Wednesday night saw a bus hijacked and set on fire, a press photographer assaulted and clashes between loyalists and nationalists at a peace line street that links the Shankill Road with the Springfield Road in west Belfast.

The scenes of violence flooded social media and prompted UK Prime Minister Boris Johnson to appeal for calm.

He tweeted: “I am deeply concerned by the scenes of violence in Northern Ireland, especially attacks on PSNI who are protecting the public and businesses, attacks on a bus driver and the assault of a journalist.

“The way to resolve differences is through dialogue, not violence or criminality.”

Taoiseach Micheál Martin also condemned Wednesday night’s events, tweeting: “I utterly condemn the violent attacks on police, a journalist, and bus driver over recent days in The North.

“Now is the time for the two Governments and leaders on all sides to work together to defuse tensions and restore calm.”

DUP First Minister Arlene Foster condemned the attacks on Twitter last night, saying: “There is no justification for violence. It is wrong and should stop.

“This is not protest. This is vandalism and attempted murder. These actions do not represent unionism or loyalism.

“They are an embarrassment to Northern Ireland and only serve to take the focus off the real law breakers in Sinn Fein.
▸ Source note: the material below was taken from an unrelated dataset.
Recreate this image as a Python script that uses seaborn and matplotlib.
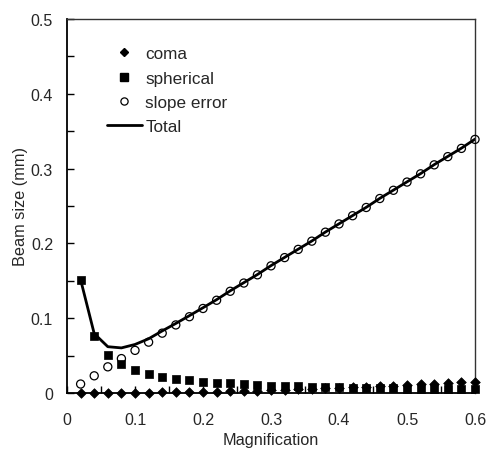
import matplotlib
matplotlib.use("Agg")
import matplotlib.pyplot as plt
import seaborn as sns
import pandas as pd
from matplotlib.lines import Line2D
from matplotlib.ticker import MultipleLocator, FuncFormatter

# valeurs
magnification = [0.02, 0.04, 0.06, 0.08, 0.10, 0.12, 0.14, 0.16, 0.18, 0.20,
                 0.22, 0.24, 0.26, 0.28, 0.30, 0.32, 0.34, 0.36, 0.38, 0.40,
                 0.42, 0.44, 0.46, 0.48, 0.50, 0.52, 0.54, 0.56, 0.58, 0.60]
coma = [0.0000, 0.0001, 0.0002, 0.0003, 0.0004, 0.0006, 0.0008, 0.0011, 0.0014, 0.0017,
        0.0020, 0.0024, 0.0028, 0.0033, 0.0038, 0.0043, 0.0049, 0.0054, 0.0061, 0.0067,
        0.0074, 0.0081, 0.0089, 0.0097, 0.0105, 0.0114, 0.0122, 0.0132, 0.0141, 0.0151]
spherical = [0.151, 0.076, 0.051, 0.039, 0.031, 0.025, 0.022, 0.019, 0.017, 0.015,
             0.014, 0.013, 0.012, 0.011, 0.010, 0.0095, 0.009, 0.0085, 0.008, 0.0076,
             0.0072, 0.0069, 0.0066, 0.0063, 0.0060, 0.0058, 0.0056, 0.0054, 0.0052, 0.0050]
slope_error = [0.012, 0.023, 0.035, 0.046, 0.057, 0.068, 0.080, 0.091, 0.102, 0.113,
               0.124, 0.136, 0.147, 0.158, 0.170, 0.181, 0.192, 0.203, 0.215, 0.226,
               0.237, 0.248, 0.260, 0.271, 0.282, 0.293, 0.305, 0.316, 0.327, 0.339]
total = [0.1515, 0.0794, 0.0619, 0.0603, 0.0649, 0.0725, 0.0830, 0.0930, 0.1034, 0.1140,
         0.1248, 0.1366, 0.1475, 0.1584, 0.1703, 0.1813, 0.1923, 0.2032, 0.2152, 0.2262,
         0.2372, 0.2482, 0.2602, 0.2712, 0.2823, 0.2933, 0.3053, 0.3163, 0.3273, 0.3394]

df = pd.DataFrame({"Magnification": magnification, "coma": coma, "spherical": spherical,
                   "slope error": slope_error, "Total": total})

sns.set_style("ticks")
plt.rcParams["font.family"] = ["Liberation Sans", "DejaVu Sans"]
text_color = "#262626"

fig = plt.figure(figsize=(4.87, 4.52), dpi=100)
ax = fig.add_axes([0.1376, 0.1283, 0.8378, 0.8275])

# courbe totale
sns.lineplot(data=df, x="Magnification", y="Total", color="black", lw=2, ax=ax, zorder=2)
# points
sns.scatterplot(data=df, x="Magnification", y="coma", marker="D", s=24, color="black",
                edgecolor="black", linewidth=0.5, ax=ax, zorder=3, clip_on=False)
sns.scatterplot(data=df, x="Magnification", y="spherical", marker="s", s=38, color="black",
                edgecolor="black", linewidth=0.5, ax=ax, zorder=3, clip_on=False)
sns.scatterplot(data=df, x="Magnification", y="slope error", marker="o", s=34, facecolors="none",
                edgecolor="black", linewidth=0.9, ax=ax, zorder=4, clip_on=False)

ax.set_xlim(0, 0.6)
ax.set_ylim(0, 0.5)
ax.xaxis.set_major_locator(MultipleLocator(0.1))
ax.xaxis.set_minor_locator(MultipleLocator(0.05))
ax.yaxis.set_major_locator(MultipleLocator(0.1))
ax.yaxis.set_minor_locator(MultipleLocator(0.05))
fmt = FuncFormatter(lambda v, p: f"{v:g}")
ax.xaxis.set_major_formatter(fmt)
ax.yaxis.set_major_formatter(fmt)
ax.tick_params(which="both", direction="in", length=5, width=1, colors="black",
               labelcolor=text_color, labelsize=11.5)
ax.tick_params(axis="x", which="both", pad=14)
ax.tick_params(axis="y", which="both", pad=10)

for side in ["left", "bottom"]:
    ax.spines[side].set_linewidth(1.3)
    ax.spines[side].set_color("black")
for side in ["top", "right"]:
    ax.spines[side].set_linewidth(1)
    ax.spines[side].set_color("#333333")

ax.set_xlabel("Magnification", fontsize=11.7, color=text_color, labelpad=3)
ax.set_ylabel("Beam size (mm)", fontsize=11.7, color=text_color, labelpad=2)

# légende
handles = [
    Line2D([], [], ls="none", marker="D", ms=4.5, color="black"),
    Line2D([], [], ls="none", marker="s", ms=5.8, color="black"),
    Line2D([], [], ls="none", marker="o", ms=5.2, mfc="none", mec="black", mew=0.9),
    Line2D([], [], color="black", lw=2),
]
leg = ax.legend(handles, ["coma", "spherical", "slope error", "Total"], frameon=False,
                loc="upper left", bbox_to_anchor=(0.076, 0.95), borderpad=0,
                handlelength=2.05, handletextpad=0.22, labelspacing=0.55, fontsize=12.3)
for t in leg.get_texts():
    t.set_color(text_color)

fig.savefig("out.png", dpi=100)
My thoughts are with the bus driver.”

Her suggestion that Sinn Fein were the “real law breakers” in a tweet about the hijack and destruction of a bus during rioting has been met with condemnation from political rivals.

Alliance Party Justice Minister Naomi Long tabled the motion requesting the recall of the Assembly.

She said her party’s intention was to get all parties at Stormont to “unite around a call for calm and the cessation of violence”.